The State Police and state Division of Criminal Justice Services also developed Frequently Asked Questions about the new gun laws for the public, gun owners, and gun dealers. In addition to training and expanded background check requirements, the laws:
- Restrict individuals from carrying their concealed pistol or revolver in sensitive locations. Individuals who are not exempt from this restriction under the law can be charged with a felony for violating its sensitive locations provision. The state will launch / has launched a public awareness campaign to educate New Yorkers about these new restrictions.
- Require monthly checks of permit holders to determine if they have criminal convictions or court orders that may disqualify them from having concealed carry permits. The state will provide this information to local licensing officials for action.
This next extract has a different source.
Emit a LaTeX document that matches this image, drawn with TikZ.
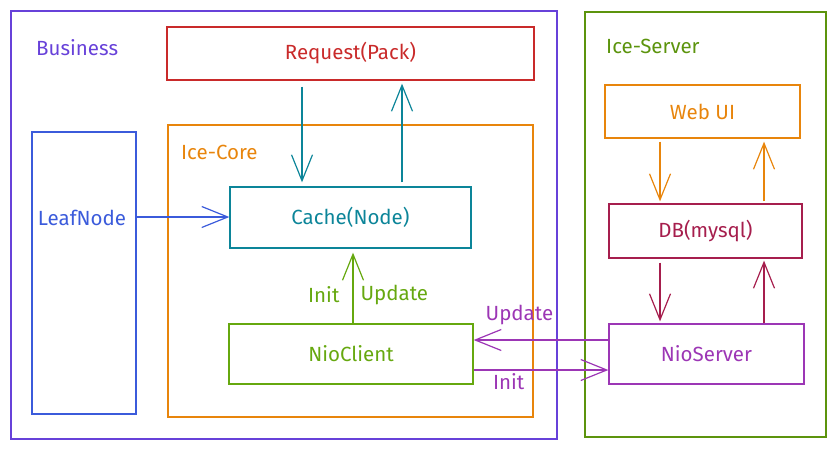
\documentclass[tikz,border=0pt]{standalone}
\usepackage{fontspec}
\setmainfont{Fira Sans}
\usetikzlibrary{arrows.meta}
\definecolor{cPurple}{HTML}{6741D9}
\definecolor{cRed}{HTML}{C92A2A}
\definecolor{cBlue}{HTML}{3B5BDB}
\definecolor{cOrange}{HTML}{E8850C}
\definecolor{cTeal}{HTML}{0C8599}
\definecolor{cGreen}{HTML}{66A80F}
\definecolor{cDGreen}{HTML}{5C940D}
\definecolor{cCrimson}{HTML}{A61E4D}
\definecolor{cViolet}{HTML}{9C36B5}
\tikzset{
  box/.style={draw=#1, text=#1, line width=1.3pt, inner sep=0pt, font=\fontsize{20.5}{22}\selectfont},
  frame/.style={draw=#1, line width=2.6pt},
  lbl/.style={text=#1, font=\fontsize{20.5}{22}\selectfont, inner sep=1pt},
  arr/.style={draw=#1, line width=1.2pt, -{Straight Barb[length=26pt,width=21pt,line width=1.2pt]}},
}
\begin{document}
\begin{tikzpicture}[x=1pt,y=-1pt]
\useasboundingbox (0,0) rectangle (835,450);
% containers
\draw[frame=cPurple] (11,11) rectangle (557,439);
\node[lbl=cPurple, anchor=west] (tbus) at (35,48) {Business};
\draw[frame=cDGreen] (585,12) rectangle (826,437);
\node[lbl=cDGreen, anchor=west] (tsrv) at (605,46) {Ice-Server};
\draw[draw=cOrange, line width=1.3pt] (168,125) rectangle (533,417);
\node[lbl=cOrange, anchor=west] (tcore) at (180,152) {Ice-Core};
% nodes
\node[box=cRed, minimum width=367pt, minimum height=53pt] (req) at (350.5,53.5) {Request(Pack)};
\node[box=cBlue, minimum width=104pt, minimum height=282pt] (leaf) at (84,273) {};
\node[lbl=cBlue] (leaft) at (82,218) {LeafNode};
\node[box=cTeal, minimum width=241pt, minimum height=61pt] (cache) at (350.5,217.5) {Cache(Node)};
\node[box=cGreen, minimum width=244pt, minimum height=60pt] (nioc) at (351,354) {NioClient};
\node[box=cOrange, minimum width=195pt, minimum height=53pt] (web) at (702.5,111.5) {Web UI};
\node[box=cCrimson, minimum width=193pt, minimum height=54pt] (db) at (705.5,231) {DB(mysql)};
\node[box=cViolet, minimum width=195pt, minimum height=60pt] (nios) at (706.5,354) {NioServer};
% helper coordinates
\coordinate (x1) at (302,0);
\coordinate (x2) at (402,0);
\coordinate (x3) at (353,0);
\coordinate (x4) at (660,0);
\coordinate (x5) at (764,0);
\coordinate (y1) at (0,217);
\coordinate (y2) at (0,340);
\coordinate (y3) at (0,370);
% connectors
\draw[arr=cTeal, shorten <=6pt, shorten >=4pt] (req.south -| x1) -- (cache.north -| x1);
\draw[arr=cTeal, shorten <=4pt, shorten >=3pt] (cache.north -| x2) -- (req.south -| x2);
\draw[arr=cBlue] (leaf.east |- y1) -- (cache.west |- y1);
\draw[arr=cGreen, shorten >=4pt] (nioc.north -| x3) -- (cache.south -| x3)
  node[pos=0.38, lbl=cGreen, anchor=east, xshift=-12pt] (linit) {Init}
  node[pos=0.38, lbl=cGreen, anchor=west, xshift=6pt] (lupd) {Update};
\draw[arr=cOrange, shorten <=3pt, shorten >=2pt] (web.south -| x4) -- (db.north -| x4);
\draw[arr=cOrange, shorten <=2pt, shorten >=3pt] (db.north -| x5) -- (web.south -| x5);
\draw[arr=cCrimson, shorten <=4pt, shorten >=2pt] (db.south -| x4) -- (nios.north -| x4);
\draw[arr=cCrimson, shorten >=2pt] (nios.north -| x5) -- (db.south -| x5);
\draw[arr=cViolet] (nios.west |- y2) -- (nioc.east |- y2)
  node[pos=0.66, lbl=cViolet, anchor=south, yshift=14pt] (lu2) {Update};
\draw[arr=cViolet] (nioc.east |- y3) -- (nios.west |- y3)
  node[pos=0.26, lbl=cViolet, anchor=north, yshift=-2pt] (li2) {Init};
\end{tikzpicture}
\end{document}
- Mandate that firearms in unattended vehicles be unloaded and locked in a fire, impact, and tamper resistant storage depository that is hidden from view.
- Expand safe storage requirements if children younger than 18 or anyone prohibited from possessing a gun live in a home with firearms, rifles, and shotguns
The State Department of Environmental Conservation’s website has additional information about how the new laws pertain to hunting and hunting education activities, which include skeet and trap shooting competitions. These activities continue to be legal under the new laws.
The State Police also is working to implement other requirements that take effect in 2023: establishing state oversight for background checks for firearms (July 1); creating statewide permit and ammunition databases (August 1); and partnering with the state Division of Criminal Justice Services to establish an appeals board to review permit denials and revocations.